We are all on an aggressive path to self-acceptance. A path scarred with pitfalls and pit holes. But assuming we are it; assuming we manage to accept we are who and what we are. What then? If I we actually, finally manage to unwind….what then? It’s all very well seeking enlightenment and a certain stillness; equilibrium and connection but… what then? What shall we do with our newfound wholeheartedness? It sounds a bit exhausting. We are so accustomed to dissociative Netflix watching. If we heal ourselves – what then? We get to fulfil our ambitions. Perhaps we have longed to do up a house and to live on a clean, coordinated way.

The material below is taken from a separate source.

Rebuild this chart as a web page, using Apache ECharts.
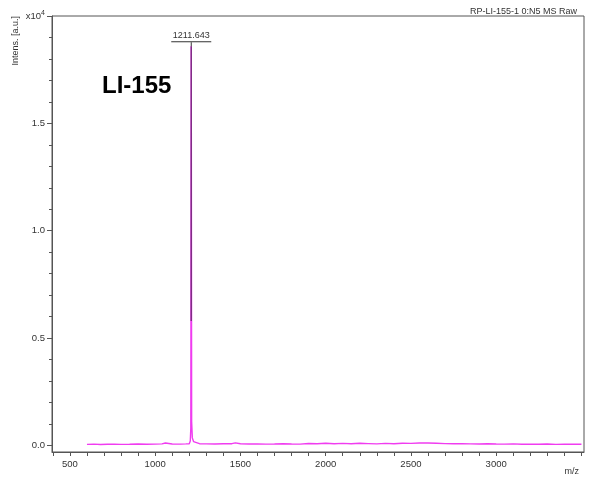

So, if we ever manage to save up – what then? Builders, perilous design decisions, spread sheets and deadlines. Exhausting. Maybe you are single. What if a man suddenly appears and it all works? What then? Blended families? Moving house? Jesus. Do we have the energy for the… then.
Are we all so stuck in the familiar discomfort of ‘I wish it were now, but I’m not quite good enough, so it will have to be then’ that the ‘then’ has become almost as remote as ‘never’? And do we even have the energy to mind?